> [LISTED ENTRIES]:

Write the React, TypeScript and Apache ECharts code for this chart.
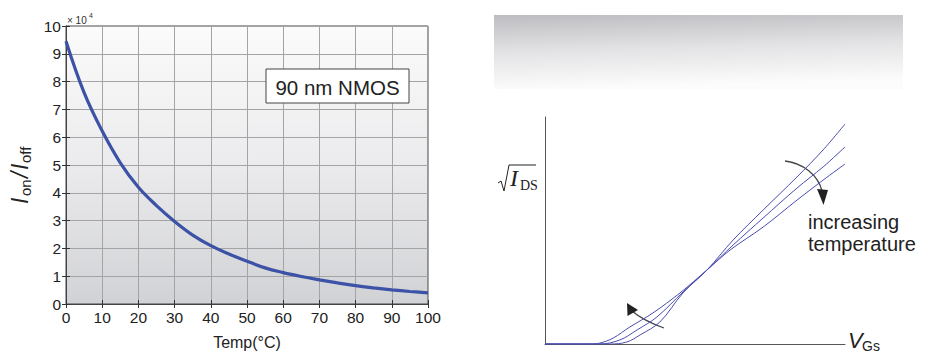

--

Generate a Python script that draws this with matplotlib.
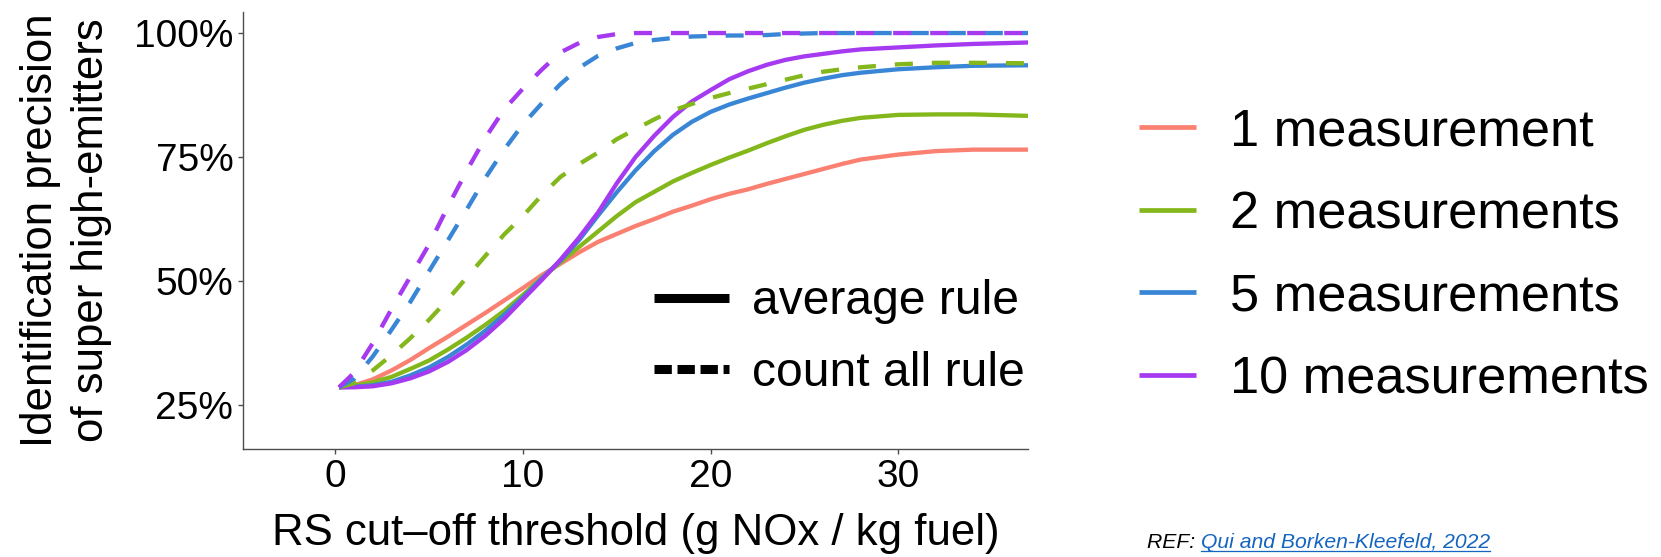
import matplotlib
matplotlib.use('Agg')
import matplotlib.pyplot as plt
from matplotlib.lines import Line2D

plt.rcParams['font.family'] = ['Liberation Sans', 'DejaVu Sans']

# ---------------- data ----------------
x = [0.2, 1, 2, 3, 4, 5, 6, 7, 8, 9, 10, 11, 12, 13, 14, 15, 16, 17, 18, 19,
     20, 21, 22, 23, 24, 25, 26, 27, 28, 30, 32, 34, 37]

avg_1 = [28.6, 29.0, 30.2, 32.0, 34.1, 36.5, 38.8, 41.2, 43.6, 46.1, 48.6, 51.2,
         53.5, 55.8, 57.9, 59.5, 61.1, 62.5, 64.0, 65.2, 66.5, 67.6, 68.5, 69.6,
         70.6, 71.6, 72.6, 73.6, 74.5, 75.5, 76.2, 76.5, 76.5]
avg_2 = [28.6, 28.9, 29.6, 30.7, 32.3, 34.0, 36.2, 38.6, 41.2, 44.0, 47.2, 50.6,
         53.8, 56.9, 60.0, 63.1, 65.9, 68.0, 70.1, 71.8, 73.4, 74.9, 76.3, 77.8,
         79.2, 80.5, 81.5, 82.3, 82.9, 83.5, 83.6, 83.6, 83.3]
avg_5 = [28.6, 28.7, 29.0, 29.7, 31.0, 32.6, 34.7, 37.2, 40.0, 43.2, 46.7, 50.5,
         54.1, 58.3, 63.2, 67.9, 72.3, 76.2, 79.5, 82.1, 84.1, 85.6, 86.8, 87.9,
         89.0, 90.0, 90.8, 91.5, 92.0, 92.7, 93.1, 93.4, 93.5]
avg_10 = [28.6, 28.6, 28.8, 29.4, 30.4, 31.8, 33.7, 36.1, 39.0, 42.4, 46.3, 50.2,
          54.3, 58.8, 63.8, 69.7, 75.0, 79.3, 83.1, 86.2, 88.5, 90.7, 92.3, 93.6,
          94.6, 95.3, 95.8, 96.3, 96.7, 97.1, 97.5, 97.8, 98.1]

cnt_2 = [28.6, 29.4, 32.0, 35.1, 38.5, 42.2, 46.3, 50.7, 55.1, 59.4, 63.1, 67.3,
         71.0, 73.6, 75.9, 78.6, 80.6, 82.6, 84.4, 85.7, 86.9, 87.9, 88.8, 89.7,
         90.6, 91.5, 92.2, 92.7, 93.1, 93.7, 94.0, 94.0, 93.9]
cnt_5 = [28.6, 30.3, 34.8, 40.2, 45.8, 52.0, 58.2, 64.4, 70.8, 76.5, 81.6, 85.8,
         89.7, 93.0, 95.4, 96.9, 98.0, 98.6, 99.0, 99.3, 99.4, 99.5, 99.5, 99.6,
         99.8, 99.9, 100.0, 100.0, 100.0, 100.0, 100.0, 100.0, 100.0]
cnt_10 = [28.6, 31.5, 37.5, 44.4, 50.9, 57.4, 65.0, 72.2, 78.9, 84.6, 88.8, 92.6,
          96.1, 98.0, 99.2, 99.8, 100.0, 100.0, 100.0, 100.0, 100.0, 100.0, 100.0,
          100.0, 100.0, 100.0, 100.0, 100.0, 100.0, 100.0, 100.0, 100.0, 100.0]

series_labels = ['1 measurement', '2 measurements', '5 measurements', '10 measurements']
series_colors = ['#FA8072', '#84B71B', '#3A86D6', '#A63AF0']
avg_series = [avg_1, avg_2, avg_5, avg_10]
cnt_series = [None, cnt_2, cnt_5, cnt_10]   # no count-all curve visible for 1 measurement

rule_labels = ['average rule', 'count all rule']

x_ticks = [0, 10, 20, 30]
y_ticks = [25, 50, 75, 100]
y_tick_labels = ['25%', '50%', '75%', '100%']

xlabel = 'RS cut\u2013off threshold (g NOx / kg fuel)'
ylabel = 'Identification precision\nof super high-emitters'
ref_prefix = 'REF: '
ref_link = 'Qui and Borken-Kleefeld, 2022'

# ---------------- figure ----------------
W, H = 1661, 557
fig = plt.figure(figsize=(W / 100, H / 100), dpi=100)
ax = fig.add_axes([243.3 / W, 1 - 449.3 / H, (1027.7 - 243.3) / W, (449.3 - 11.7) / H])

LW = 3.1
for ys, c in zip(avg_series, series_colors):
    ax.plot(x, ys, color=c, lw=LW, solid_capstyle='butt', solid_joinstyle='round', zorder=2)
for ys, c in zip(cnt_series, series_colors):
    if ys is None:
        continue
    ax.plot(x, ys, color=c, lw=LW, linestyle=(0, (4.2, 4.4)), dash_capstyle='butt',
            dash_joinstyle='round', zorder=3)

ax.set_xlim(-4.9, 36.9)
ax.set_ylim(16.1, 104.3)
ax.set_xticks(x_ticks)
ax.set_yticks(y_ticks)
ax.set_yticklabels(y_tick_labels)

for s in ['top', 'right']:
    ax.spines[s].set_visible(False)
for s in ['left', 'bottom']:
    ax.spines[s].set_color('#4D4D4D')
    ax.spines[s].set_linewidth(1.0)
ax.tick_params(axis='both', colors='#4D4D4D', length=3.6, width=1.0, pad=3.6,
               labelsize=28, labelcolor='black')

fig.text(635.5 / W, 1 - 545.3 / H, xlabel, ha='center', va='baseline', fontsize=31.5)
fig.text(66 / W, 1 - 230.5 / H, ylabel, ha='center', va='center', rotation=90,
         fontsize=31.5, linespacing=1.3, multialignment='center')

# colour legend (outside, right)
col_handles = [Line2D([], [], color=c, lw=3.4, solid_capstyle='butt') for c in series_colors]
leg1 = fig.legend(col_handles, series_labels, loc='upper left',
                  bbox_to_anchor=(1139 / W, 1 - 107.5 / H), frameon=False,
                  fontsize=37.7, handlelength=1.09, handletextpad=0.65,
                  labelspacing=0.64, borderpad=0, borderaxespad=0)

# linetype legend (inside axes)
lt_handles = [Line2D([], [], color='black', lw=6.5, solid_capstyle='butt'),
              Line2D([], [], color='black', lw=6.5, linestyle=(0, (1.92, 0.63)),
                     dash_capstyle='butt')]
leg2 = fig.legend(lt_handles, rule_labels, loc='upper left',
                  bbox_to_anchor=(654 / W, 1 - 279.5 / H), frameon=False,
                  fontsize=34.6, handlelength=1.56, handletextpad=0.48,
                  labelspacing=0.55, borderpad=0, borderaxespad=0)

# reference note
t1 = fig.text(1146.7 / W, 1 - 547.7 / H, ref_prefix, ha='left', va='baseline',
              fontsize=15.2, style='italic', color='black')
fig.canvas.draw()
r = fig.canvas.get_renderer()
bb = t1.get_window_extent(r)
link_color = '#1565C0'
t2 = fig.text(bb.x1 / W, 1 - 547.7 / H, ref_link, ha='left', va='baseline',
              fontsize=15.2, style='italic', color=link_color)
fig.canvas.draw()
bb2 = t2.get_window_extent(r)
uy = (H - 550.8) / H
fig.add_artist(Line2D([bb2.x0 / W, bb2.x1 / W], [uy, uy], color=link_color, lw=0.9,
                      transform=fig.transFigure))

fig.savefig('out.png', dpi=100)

> [WHAT YOU HAVE TO DO]: Skip the pictures and repeat, word for word, the lines from the one containing "Generate a Python" to the one containing "94.6, 95.3, 95.8, 96.3, 96.7, 97.1, 97.5, 97.8, 98.1]", keeping both of those lines.

> [FINISHED TASK]:
Generate a Python script that draws this with matplotlib.
import matplotlib
matplotlib.use('Agg')
import matplotlib.pyplot as plt
from matplotlib.lines import Line2D

plt.rcParams['font.family'] = ['Liberation Sans', 'DejaVu Sans']

# ---------------- data ----------------
x = [0.2, 1, 2, 3, 4, 5, 6, 7, 8, 9, 10, 11, 12, 13, 14, 15, 16, 17, 18, 19,
     20, 21, 22, 23, 24, 25, 26, 27, 28, 30, 32, 34, 37]

avg_1 = [28.6, 29.0, 30.2, 32.0, 34.1, 36.5, 38.8, 41.2, 43.6, 46.1, 48.6, 51.2,
         53.5, 55.8, 57.9, 59.5, 61.1, 62.5, 64.0, 65.2, 66.5, 67.6, 68.5, 69.6,
         70.6, 71.6, 72.6, 73.6, 74.5, 75.5, 76.2, 76.5, 76.5]
avg_2 = [28.6, 28.9, 29.6, 30.7, 32.3, 34.0, 36.2, 38.6, 41.2, 44.0, 47.2, 50.6,
         53.8, 56.9, 60.0, 63.1, 65.9, 68.0, 70.1, 71.8, 73.4, 74.9, 76.3, 77.8,
         79.2, 80.5, 81.5, 82.3, 82.9, 83.5, 83.6, 83.6, 83.3]
avg_5 = [28.6, 28.7, 29.0, 29.7, 31.0, 32.6, 34.7, 37.2, 40.0, 43.2, 46.7, 50.5,
         54.1, 58.3, 63.2, 67.9, 72.3, 76.2, 79.5, 82.1, 84.1, 85.6, 86.8, 87.9,
         89.0, 90.0, 90.8, 91.5, 92.0, 92.7, 93.1, 93.4, 93.5]
avg_10 = [28.6, 28.6, 28.8, 29.4, 30.4, 31.8, 33.7, 36.1, 39.0, 42.4, 46.3, 50.2,
          54.3, 58.8, 63.8, 69.7, 75.0, 79.3, 83.1, 86.2, 88.5, 90.7, 92.3, 93.6,
          94.6, 95.3, 95.8, 96.3, 96.7, 97.1, 97.5, 97.8, 98.1]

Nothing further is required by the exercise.